Через минуту она сядет и найдет этот карандаш.
Лайз лежала в постели. Она собиралась заполнить анкету. Это было очень важно. Она держала анкету в руке. Возможно, не первый час; она не помнила, как брала ее со стола или доставала из конверта. Она могла проспать или проваляться с анкетой в руке несколько дней. Кто знает? Она спросит Дидри, когда та придет.
Дидри наверняка знает.
Лайз начнет писать, как только почувствует силы. Я. Как только найдет карандаш.
Хороший человек. Точнее, стараюсь быть хорошей. Входя и выходя из магазина, я придерживаю дверь для пожилых людей, для матерей с колясками, да для кого угодно – человек, идущий следом или навстречу, не обязан иметь грудничка или быть старухой. Меня передергивает, когда в новостях показывают трупы в разных уголках планеты, я сочувствую родственникам погибших, чье горе демонстрируют по телевизору; я переживаю за тех, кто живет в горячих точках. Переживаю за детей, которых обижают родители или старшие братья и сестры. Переживаю за жертв пыток. За собак, которых привязывают к хитроумным устройствам и заставляют курить, за лошадей, разводимых ради эстрогена, чьих жеребят безжалостно забивают. Переживаю за вегетарианцев, для которых в ресторанах нет особого меню и над которыми принято издеваться, однако не меньше – за тех, кто ест мясо, но ущемлен в своих законных демократических правах, за курильщиков, страстно мечтающих о сигарете в зданиях, где курить запрещено. Меня беспокоят легкие курильщиков. Я всегда помогаю людям с тяжелым багажом подняться по ступенькам автобуса. Я вежливо веду себя в очереди. У кассы я всегда пропускаю вперед тех, у кого меньше покупок. На дороге я сама любезность. Я практически никогда не превышаю скорость в жилых районах. Стоя в пробке, я пускаю в ряд водителей с боковых дорог. Я уступаю.
Я не важная птица. И не святая. Я не хочу переделать мир. Но, увидев на полу паука, я всегда накрываю его чашкой или стаканом, осторожно подсовываю под низ открытку, чтобы не повредить бедняге лапки, и выпускаю на улицу через входную дверь. Ведь это хорошо? Если в отеле есть сверхурочная работа и кому-то хочется ее получить, я уступаю. А если кто-то просит поменяться сменами, я охотно соглашаюсь, если свободна.

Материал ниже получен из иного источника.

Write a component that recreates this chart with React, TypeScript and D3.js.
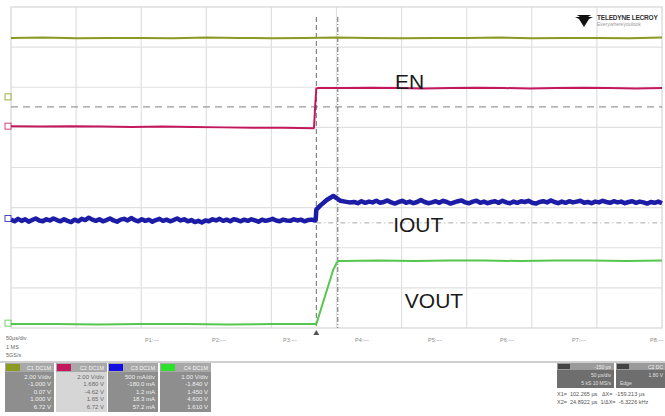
import React from "react";
import * as d3 from "d3";

// ---------- data (divisions: x 0..10, y 0..8 from bottom) ----------
const oliveValues = [7.23, 7.24, 7.22, 7.23, 7.23, 7.22, 7.24, 7.23, 7.22, 7.23, 7.24, 7.23, 7.22, 7.23, 7.23, 7.24, 7.22, 7.23, 7.23, 7.22, 7.24];

const enPreValues = [5.03, 5.02, 5.03, 5.02, 5.01, 5.02, 5.01, 5.0, 4.99, 4.99, 4.98];
const enEdgeTimes = [4.655, 4.675, 4.69];
const enEdgeValues = [5.0, 5.6, 5.97];
const enPostValues = [5.98, 5.98, 5.99, 5.98, 5.97, 5.98, 5.99, 5.98, 5.97, 5.98, 5.99, 5.98, 5.97, 5.98];

const ioutPreValues = [
  2.7, 2.66, 2.72, 2.67, 2.71, 2.65, 2.69, 2.73, 2.68, 2.66, 2.71, 2.68, 2.73, 2.69, 2.66, 2.71,
  2.67, 2.64, 2.7, 2.66, 2.72, 2.69, 2.75, 2.7, 2.67, 2.71, 2.66, 2.69, 2.73, 2.68, 2.65, 2.7,
  2.72, 2.68, 2.74, 2.69, 2.66, 2.71, 2.67, 2.7, 2.65, 2.69, 2.72, 2.67, 2.7, 2.66, 2.69, 2.73,
  2.68, 2.71, 2.66, 2.69, 2.64, 2.67, 2.63, 2.68, 2.66, 2.71, 2.68, 2.72, 2.67, 2.7, 2.66, 2.71,
  2.69, 2.66, 2.7, 2.67, 2.71, 2.68, 2.65, 2.7, 2.67, 2.69, 2.72, 2.68, 2.66, 2.7, 2.68, 2.67,
  2.71, 2.68, 2.7, 2.66, 2.69, 2.7, 2.68,
];
const ioutEdgeTimes = [4.68, 4.69, 4.75, 4.85, 4.95, 5.0, 5.06, 5.13, 5.2];
const ioutEdgeValues = [2.69, 2.95, 3.05, 3.19, 3.29, 3.24, 3.17, 3.15, 3.13];
const ioutPostValues = [
  3.14, 3.11, 3.16, 3.12, 3.15, 3.13, 3.17, 3.12, 3.14, 3.18, 3.13, 3.1, 3.14, 3.17, 3.12, 3.15,
  3.11, 3.14, 3.19, 3.14, 3.11, 3.13, 3.16, 3.12, 3.17, 3.14, 3.1, 3.13, 3.16, 3.18, 3.13, 3.11,
  3.15, 3.17, 3.12, 3.15, 3.11, 3.14, 3.16, 3.12, 3.17, 3.13, 3.11, 3.15, 3.12, 3.16, 3.14, 3.17,
  3.12, 3.1, 3.14, 3.16, 3.13, 3.18, 3.14, 3.11, 3.15, 3.12, 3.16, 3.13, 3.15, 3.17, 3.12, 3.14,
  3.11, 3.15, 3.13, 3.17, 3.14, 3.12, 3.16, 3.13, 3.15, 3.11, 3.14, 3.16, 3.12, 3.15, 3.13, 3.1,
  3.14, 3.12, 3.15, 3.11,
];

const voutPreValues = [0.1, 0.1, 0.09, 0.1, 0.1, 0.09, 0.1, 0.1];
const voutEdgeTimes = [4.69, 4.95, 5.0, 5.03];
const voutEdgeValues = [0.1, 1.45, 1.62, 1.67];
const voutPostValues = [1.67, 1.68, 1.67, 1.68, 1.68, 1.67, 1.68, 1.68, 1.67, 1.68];

const cursorTimes = [4.69, 5.02];
const refLevel = 5.51;
const ioutRefLevel = 2.62;

const traceLabels = ["EN", "IOUT", "VOUT"];
const paramLabels = ["P1:---", "P2:---", "P3:---", "P4:---", "P5:---", "P6:---", "P7:---", "P8:---"];
const timebaseLines = ["50µs/div", "1 MS", "5GS/s"];

const channelHeaders = ["C1 DC1M", "C2 DC1M", "C3 DC1M", "C4 DC1M"];
const channelLines = [
  ["2.00 V/div", "-1.000 V", "0.07 V", "1.000 V", "6.72 V"],
  ["2.00 V/div", "1.680 V", "-4.62 V", "1.65 V", "6.72 V"],
  ["500 mA/div", "-180.0 mA", "1.2 mA", "18.3 mA", "57.2 mA"],
  ["1.00 V/div", "-1.840 V", "1.450 V", "4.600 V", "1.610 V"],
];
const cursorReadout = ["X1=  102.265 µs   ΔX=  -159.213 µs", "X2=  24.8922 µs  1/ΔX=  -6.3226 kHz"];

// ---------- layout ----------
const W = 665;
const H = 416;
const X0 = 11;
const X1 = 662;
const Y0 = 7;
const Y1 = 328;

const COL = {
  olive: "#8a9a22",
  magenta: "#c4185e",
  blue: "#1c1ca6",
  green: "#56c64e",
};

const x = d3.scaleLinear().domain([0, 10]).range([X0, X1]);
const y = d3.scaleLinear().domain([0, 8]).range([Y1, Y0]);

const spread = (vals: number[], t0: number, t1: number): [number, number][] =>
  vals.map((v, i) => [t0 + ((t1 - t0) * i) / (vals.length - 1), v]);
const zipPts = (ts: number[], vs: number[]): [number, number][] => ts.map((t, i) => [t, vs[i]]);

const line = d3
  .line<[number, number]>()
  .x((d) => x(d[0]))
  .y((d) => y(d[1]));

const olivePts = spread(oliveValues, 0, 10);
const enPts = [...spread(enPreValues, 0, 4.65), ...zipPts(enEdgeTimes, enEdgeValues), ...spread(enPostValues, 4.72, 10)];
const ioutPts = [...spread(ioutPreValues, 0, 4.67), ...zipPts(ioutEdgeTimes, ioutEdgeValues), ...spread(ioutPostValues, 5.27, 10)];
const voutPts = [...spread(voutPreValues, 0, 4.68), ...zipPts(voutEdgeTimes, voutEdgeValues), ...spread(voutPostValues, 5.1, 10)];

const FONT = "'Liberation Sans', Arial, sans-serif";

function ChannelBox({ x0, w, color, header, lines, light }: any) {
  const top = 363;
  return (
    <g>
      <rect x={x0} y={top} width={w} height={49} fill={light ? "#d6d6d6" : "#8e8e8e"} />
      <rect x={x0} y={top} width={w} height={9} fill="#a8a8a8" />
      <rect x={x0 + 1} y={top + 1} width={14} height={7} fill={color} />
      <text x={x0 + w - 3} y={top + 7} fontSize={5.5} fill="#f4f4f4" textAnchor="end" fontFamily={FONT}>
        {header}
      </text>
      {lines.map((s: string, i: number) => (
        <text
          key={i}
          x={x0 + w - 3}
          y={top + 15.5 + i * 7.6}
          fontSize={6}
          fill={light ? "#6a6a6a" : "#f0f0f0"}
          textAnchor="end"
          fontFamily={FONT}
        >
          {s}
        </text>
      ))}
    </g>
  );
}

export default function App() {
  const vGrid = d3.range(1, 10);
  const hGrid = d3.range(1, 8);
  const labelPos = [
    { t: 5.9, base: 89 },
    { t: 5.87, base: 232 },
    { t: 6.05, base: 308 },
  ];
  const paramX = [145, 212, 283, 355, 428, 500, 572, 650];
  return (
    <div style={{ position: "absolute", left: 0, top: 0 }}>
      <svg width={W} height={H} style={{ display: "block", background: "#fff" }}>
        {/* grid */}
        {vGrid.map((g) => (
          <line key={"v" + g} x1={x(g)} x2={x(g)} y1={Y0} y2={Y1} stroke="#e0e0e0" strokeWidth={1.2} />
        ))}
        {hGrid.map((g) => (
          <line key={"h" + g} x1={X0} x2={X1} y1={y(g)} y2={y(g)} stroke="#e0e0e0" strokeWidth={1.2} />
        ))}
        <rect x={X0} y={Y0} width={X1 - X0} height={Y1 - Y0} fill="none" stroke="#d6d6d6" strokeWidth={1.2} />

        {/* reference levels */}
        <line x1={X0} x2={X1} y1={y(refLevel)} y2={y(refLevel)} stroke="#9a9a9a" strokeWidth={1.2} strokeDasharray="7,5" />
        <line
          x1={x(cursorTimes[0])}
          x2={X1}
          y1={y(ioutRefLevel)}
          y2={y(ioutRefLevel)}
          stroke="#a8a8a8"
          strokeWidth={1}
          strokeDasharray="5,3,1,3"
        />

        {/* cursors */}
        <line x1={x(cursorTimes[0])} x2={x(cursorTimes[0])} y1={Y0 + 10} y2={Y1} stroke="#6a6a6a" strokeWidth={1} strokeDasharray="5,3" />
        <line x1={x(cursorTimes[1])} x2={x(cursorTimes[1])} y1={Y0 + 10} y2={Y1} stroke="#6a6a6a" strokeWidth={1} strokeDasharray="5,2,1,2" />

        {/* traces */}
        <path d={line(olivePts) || ""} fill="none" stroke={COL.olive} strokeWidth={2} />
        <path d={line(enPts) || ""} fill="none" stroke={COL.magenta} strokeWidth={2} />
        <path d={line(voutPts) || ""} fill="none" stroke={COL.green} strokeWidth={2} />
        <path d={line(ioutPts) || ""} fill="none" stroke={COL.blue} strokeWidth={4.5} strokeLinejoin="round" />

        {/* channel markers */}
        {[
          { v: 5.76, c: COL.olive },
          { v: 5.03, c: COL.magenta },
          { v: 2.73, c: COL.blue },
          { v: 0.12, c: COL.green },
        ].map((m, i) => (
          <rect key={i} x={5} y={y(m.v) - 3} width={6} height={6} fill="#fff" stroke={m.c} strokeWidth={1} opacity={0.8} />
        ))}

        {/* trace labels */}
        {traceLabels.map((s, i) => (
          <text key={s} x={x(labelPos[i].t)} y={labelPos[i].base} fontSize={21} fill="#1a1a1a" fontFamily={FONT}>
            {s}
          </text>
        ))}

        {/* logo */}
        <g>
          <path d="M575,17 L593,17 L589,19 L584,27 L579,19 Z" fill="#111" />
          <path d="M577,15 L591,15 L588,17 L580,17 Z" fill="#111" />
          <text x={597} y={20} fontSize={6.5} fontWeight="bold" fill="#333" fontFamily={FONT} letterSpacing={-0.2}>
            TELEDYNE LECROY
          </text>
          <text x={597} y={26} fontSize={5} fill="#999" fontFamily={FONT}>
            Everywhereyoulook
          </text>
        </g>

        {/* bottom info band */}
        <path d={`M${x(cursorTimes[0]) - 3},335 L${x(cursorTimes[0]) + 3},335 L${x(cursorTimes[0])},330 Z`} fill="#555" />
        {timebaseLines.map((s, i) => (
          <text key={s} x={6} y={340 + i * 8.5} fontSize={5.5} fill="#666" fontFamily={FONT}>
            {s}
          </text>
        ))}
        {paramLabels.map((s, i) => (
          <text key={s} x={paramX[i]} y={342} fontSize={5.5} fill="#888" fontFamily={FONT}>
            {s}
          </text>
        ))}
        <line x1={0} x2={W} y1={362} y2={362} stroke="#cfcfcf" strokeWidth={2} />

        {/* channel boxes */}
        <ChannelBox x0={5} w={49} color={COL.olive} header={channelHeaders[0]} lines={channelLines[0]} />
        <ChannelBox x0={56} w={51} color={COL.magenta} header={channelHeaders[1]} lines={channelLines[1]} light />
        <ChannelBox x0={108} w={50} color="#1010e0" header={channelHeaders[2]} lines={channelLines[2]} />
        <ChannelBox x0={160} w={51} color="#2ce02c" header={channelHeaders[3]} lines={channelLines[3]} />

        {/* timebase / trigger boxes */}
        <g>
          <rect x={557} y={363} width={57} height={25} fill="#6e6e6e" />
          <rect x={557} y={363} width={57} height={7} fill="#9a9a9a" />
          <rect x={558} y={364} width={12} height={5} fill="#444" />
          <text x={611} y={369} fontSize={5} fill="#f0f0f0" textAnchor="end" fontFamily={FONT}>-150 µs</text>
          <text x={611} y={377} fontSize={5} fill="#e0e0e0" textAnchor="end" fontFamily={FONT}>50 µs/div</text>
          <text x={611} y={385} fontSize={5} fill="#e0e0e0" textAnchor="end" fontFamily={FONT}>5 kS  10 MS/s</text>
          <rect x={616} y={363} width={49} height={25} fill="#6e6e6e" />
          <rect x={616} y={363} width={49} height={7} fill="#9a9a9a" />
          <rect x={617} y={364} width={12} height={5} fill="#444" />
          <text x={663} y={369} fontSize={5} fill="#f0f0f0" textAnchor="end" fontFamily={FONT}>C2 DC</text>
          <text x={663} y={377} fontSize={5} fill="#e0e0e0" textAnchor="end" fontFamily={FONT}>1.80 V</text>
          <text x={620} y={385} fontSize={5} fill="#e0e0e0" fontFamily={FONT}>Edge</text>
        </g>
        {cursorReadout.map((s, i) => (
          <text key={i} x={557} y={396 + i * 8} fontSize={5.5} fill="#555" fontFamily={FONT} style={{ whiteSpace: "pre" }}>
            {s}
          </text>
        ))}
      </svg>
    </div>
  );
}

Соглашалась. Делала. Была. Все на свете – машины, автобусы, работа, магазины, люди – все, кроме постели, в которой она лежала, относилось к прошедшему времени. А вот настоящее: я больной человек. Я ничего не делаю. У меня болит кожа. У меня болит лицо. Болит голова. И руки. И плечи, и спина, и ноги, и ступни, как правило, по очереди, но бывает, что всё одновременно. Боль гуляет по моему телу, забивая крохотные межевые столбики, будто закрепляя права на новую территорию. У меня кисти словно из камня. Они тянут руки к земле. Когда я ходила к врачу – больница находится не так недалеко, в какой-нибудь сотне ярдов, хотя теперь даже маленькая комната кажется мне пустыней, бескрайней, вылизанной ветром равниной, простертой от одной стены до другой, – тогда я поняла, что значит замедленное движение в кино.